Adel Kermiche, "soldats de Daesh"

Mardi matin, vers 10h, Adel Kermiche et son complice se sont introduits dans l'église de Saint-Etienne-du-Rouvray, au moment de la messe matinale, et ont pris en otage cinq personnes qui se trouvaient à l'intérieur. Les deux hommes ont mené une brève prise d'otages avant de sortir de l'église et de se retrouver face aux policiers qui les ont "neutralisés et abattus", selon le porte-parole du ministère de l'Intérieur. On ne connait pas encore les circonstances exactes du meurtre, mais le père Jacques Hamel, qui officiait alors dans l'église, a été égorgé et plusieurs paroissiens ont été blessés, dont un grièvement. 

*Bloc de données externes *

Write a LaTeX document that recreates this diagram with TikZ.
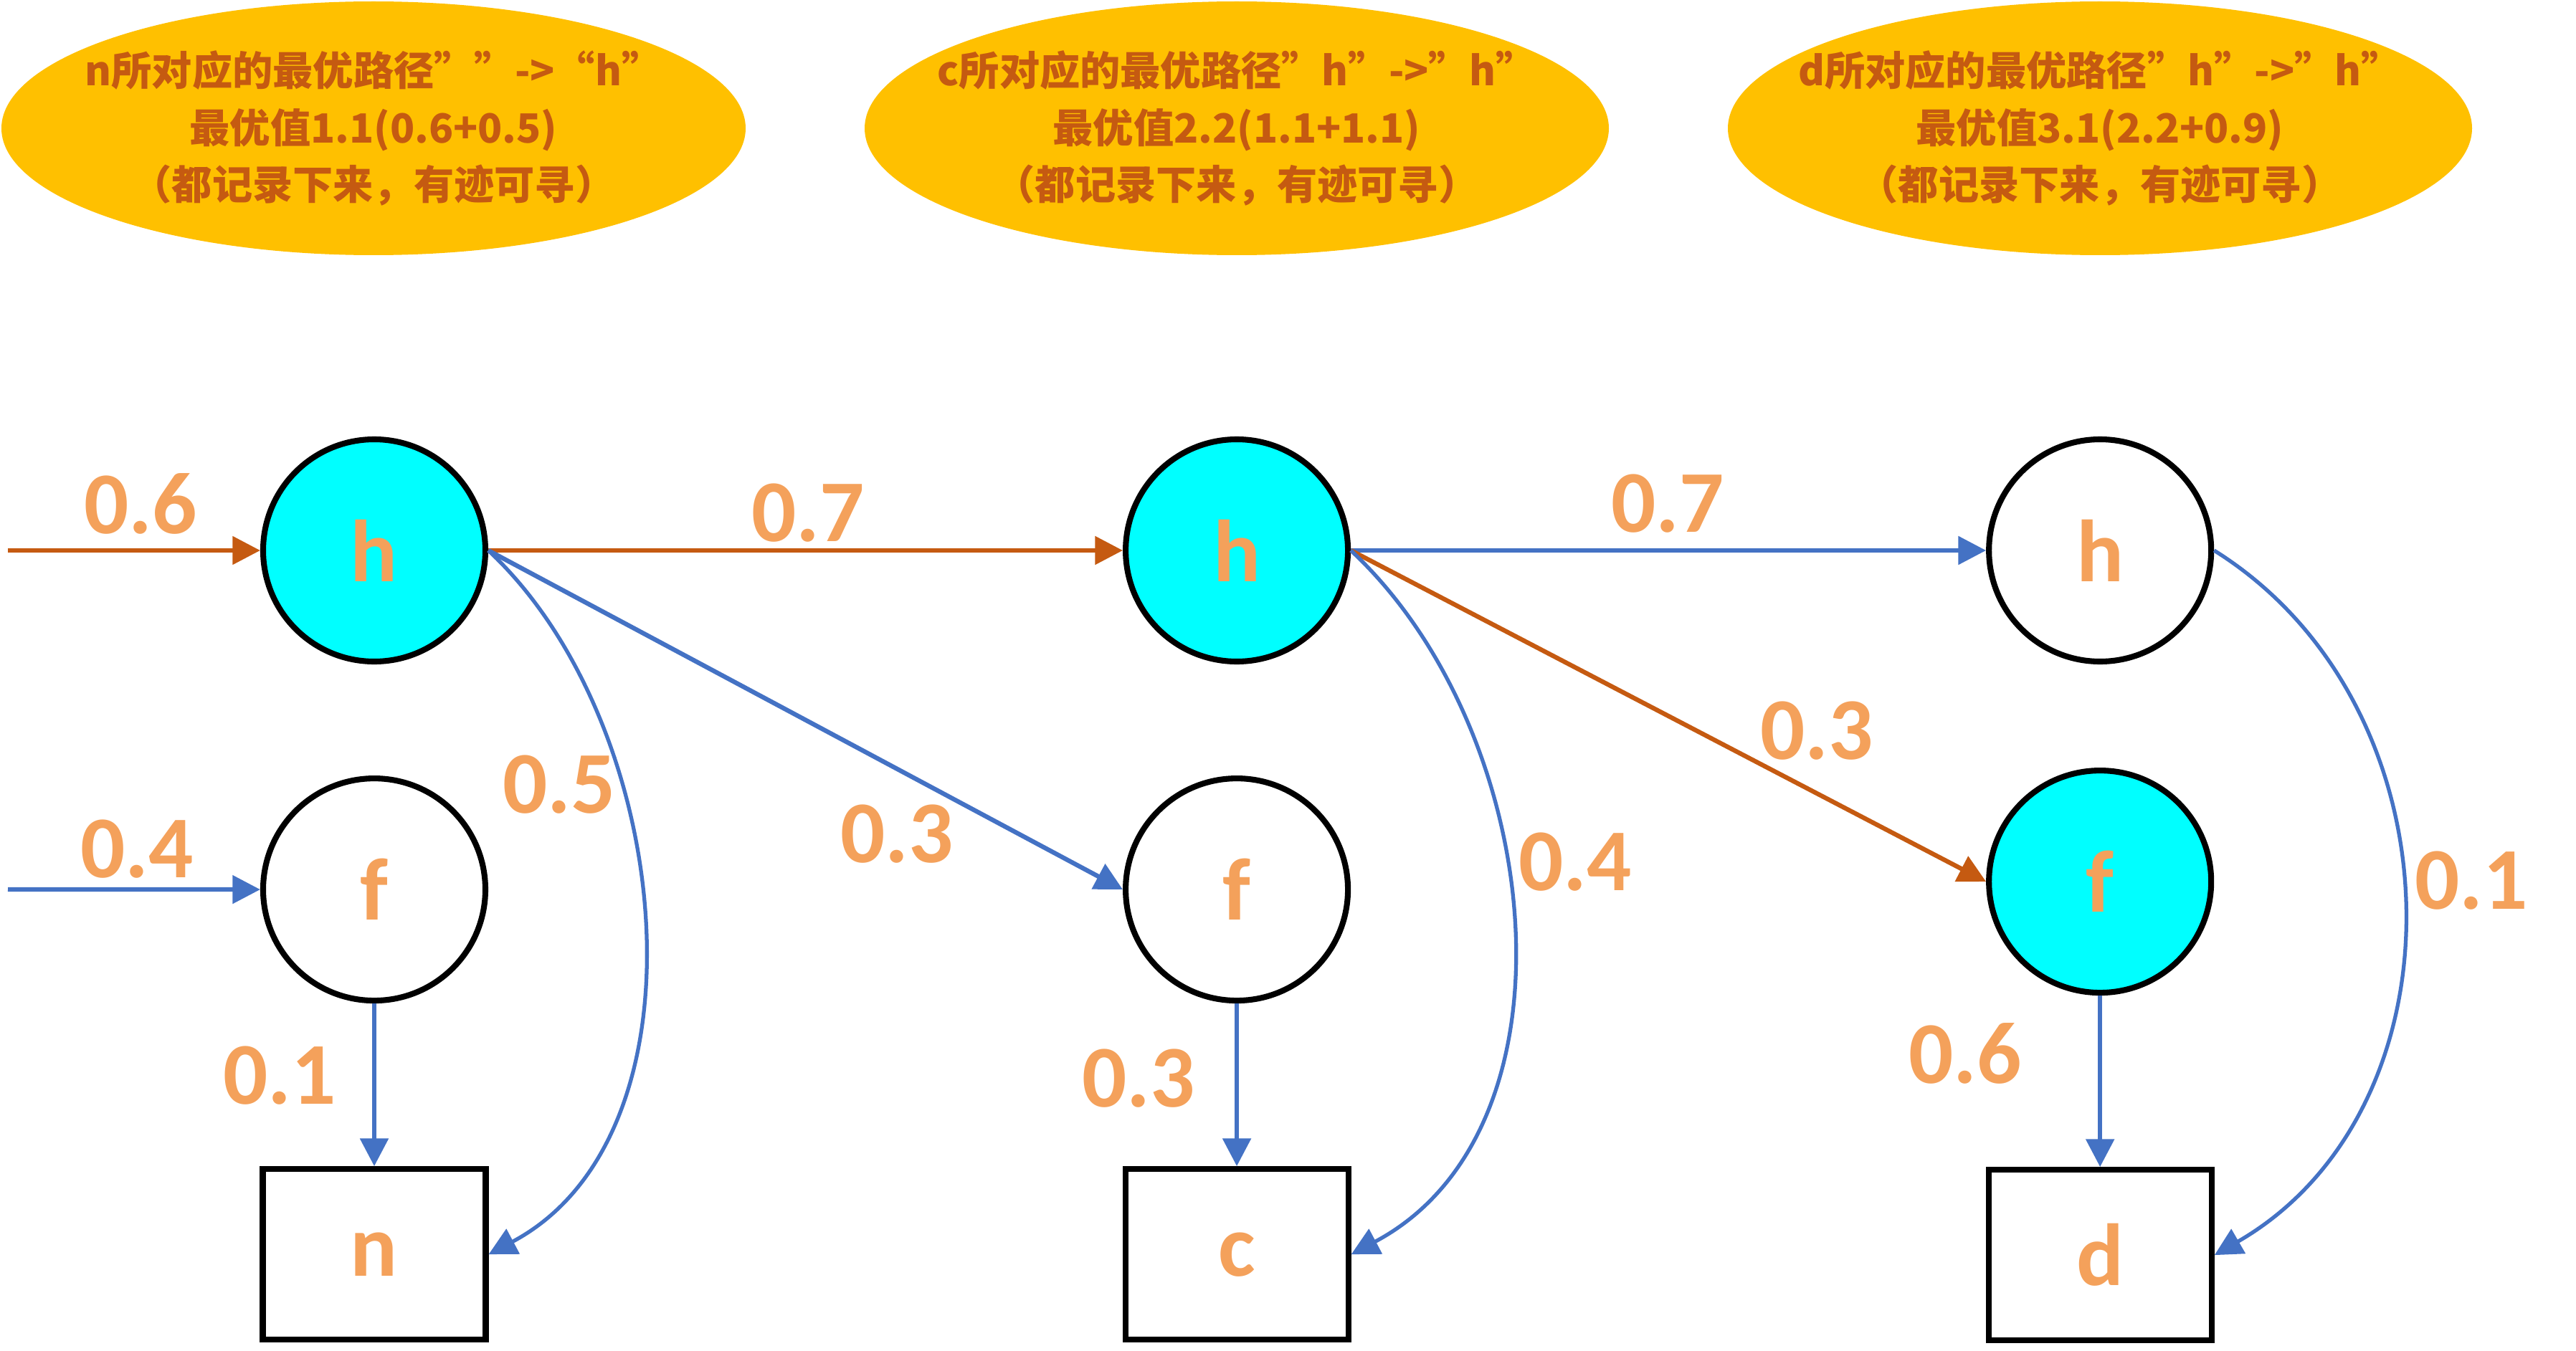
\documentclass[tikz,border=0pt]{standalone}
\usepackage{fontspec}
\setmainfont{Carlito}
\newfontfamily\cjk{Noto Sans CJK SC}
\usepackage{tikz}
\usetikzlibrary{shapes.geometric, arrows.meta, positioning}
\definecolor{gold}{HTML}{FFC000}
\definecolor{rust}{HTML}{C55A11}
\definecolor{peach}{HTML}{F4A15B}
\definecolor{steel}{HTML}{4472C4}
\definecolor{aqua}{HTML}{00FFFF}

\begin{document}
\begin{tikzpicture}[
    state/.style={circle, draw, line width=2.3pt, minimum size=3.1cm, inner sep=0pt, text=peach, font=\fontsize{35}{42}\selectfont\bfseries},
    final/.style={rectangle, draw, line width=2.3pt, minimum width=3.11cm, minimum height=2.38cm, inner sep=0pt, text=peach, font=\fontsize{35}{42}\selectfont\bfseries},
    note/.style={ellipse, fill=gold, minimum width=10.38cm, minimum height=3.54cm, inner xsep=-1.5cm, inner ysep=0pt, align=center, text=rust, font=\cjk\fontsize{16}{22.5}\selectfont\bfseries},
    weight/.style={inner sep=0pt, text=peach, font=\fontsize{35}{42}\selectfont\bfseries},
    arrow/.style={-{Triangle[length=11pt, width=11pt]}, line width=1.8pt},
    best/.style={arrow, draw=rust},
    other/.style={arrow, draw=steel}
]
    \useasboundingbox (0,0) rectangle (35.93,-18.85);

    % notes
    \node[note] (note1) at (5.21,-1.79) {n所对应的最优路径””->“h”\\最优值1.1(0.6+0.5)\\（都记录下来，有迹可寻）};
    \node[note] (note2) at (17.25,-1.79) {c所对应的最优路径”h”->”h”\\最优值2.2(1.1+1.1)\\（都记录下来，有迹可寻）};
    \node[note] (note3) at (29.29,-1.79) {d所对应的最优路径”h”->”h”\\最优值3.1(2.2+0.9)\\（都记录下来，有迹可寻）};

    % states
    \node[state, fill=aqua] (h1) at (5.22,-7.68) {h};
    \node[state, below=1.55cm of h1] (f1) {f};
    \node[final, below=2.27cm of f1] (n) {n};
    \node[state, fill=aqua, right=8.85cm of h1] (h2) {h};
    \node[state, below=1.55cm of h2] (f2) {f};
    \node[final, below=2.27cm of f2] (c) {c};
    \node[state, right=8.86cm of h2] (h3) {h};
    \node[state, fill=aqua, below=1.44cm of h3] (f3) {f};
    \node[final, below=2.39cm of f3] (d) {d};

    \coordinate (in1) at (0.11,-7.68);
    \coordinate (in2) at (0.11,-12.41);

    % edges
    \draw[best] (in1) -- (h1.west);
    \draw[other] (in2) -- (f1.west);
    \draw[best] (h1.east) -- (h2.west);
    \draw[other] (h1.east) -- (f2.west);
    \draw[other, line width=1.5pt] (h1.east) to[out=-43, in=28, looseness=0.93] (n.east);
    \draw[other] (f1) -- (n);
    \draw[other] (h2.east) -- (h3.west);
    \draw[best] (h2.east) -- (f3.west);
    \draw[other, line width=1.5pt] (h2.east) to[out=-43, in=28, looseness=0.97] (c.east);
    \draw[other] (f2) -- (c);
    \draw[other, line width=1.5pt] (h3.east) to[out=-32, in=30, looseness=1.07] (d.east);
    \draw[other] (f3) -- (d);

    % weights
    \node[weight] (w1) at (1.96,-7.03) {0.6};
    \node[weight] (w2) at (1.91,-11.85) {0.4};
    \node[weight] (w3) at (7.80,-10.95) {0.5};
    \node[weight] (w4) at (3.90,-15.01) {0.1};
    \node[weight] (w5) at (11.27,-7.16) {0.7};
    \node[weight] (w6) at (12.51,-11.64) {0.3};
    \node[weight] (w7) at (15.88,-15.05) {0.3};
    \node[weight] (w8) at (21.97,-12.03) {0.4};
    \node[weight] (w9) at (23.26,-7.03) {0.7};
    \node[weight] (w10) at (25.34,-10.20) {0.3};
    \node[weight] (w11) at (27.41,-14.70) {0.6};
    \node[weight] (w12) at (34.47,-12.29) {0.1};
\end{tikzpicture}
\end{document}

Daesh a revendiqué l'attentat dans un communiqué publié à la mi-journée par son agence de presse Amaq, qui parle des assaillants comme de ses "soldats". L'EI cible régulièrement dans sa propagande et ses communiqués de revendication les dirigeants "croisés" occidentaux et "le royaume de la Croix", expression semblant désigner l'Europe. Des actions contre les églises étaient notamment prônées dans le magazine du groupe terroriste.

Une attaque contre un lieu de culte chrétien était par ailleurs redoutée en France, notamment depuis l'échec d'un projet d'attentat en avril 2015 contre une église catholique de Villejuif (Val-de-Marne). Un étudiant algérien de 24 ans, Sid Ahmed Ghlam, est soupçonné d'avoir voulu prendre pour cible cette église et d'avoir tué une jeune femme sur son passage. L'homme avait été arrêté avant qu'il puisse mettre son projet à exécution.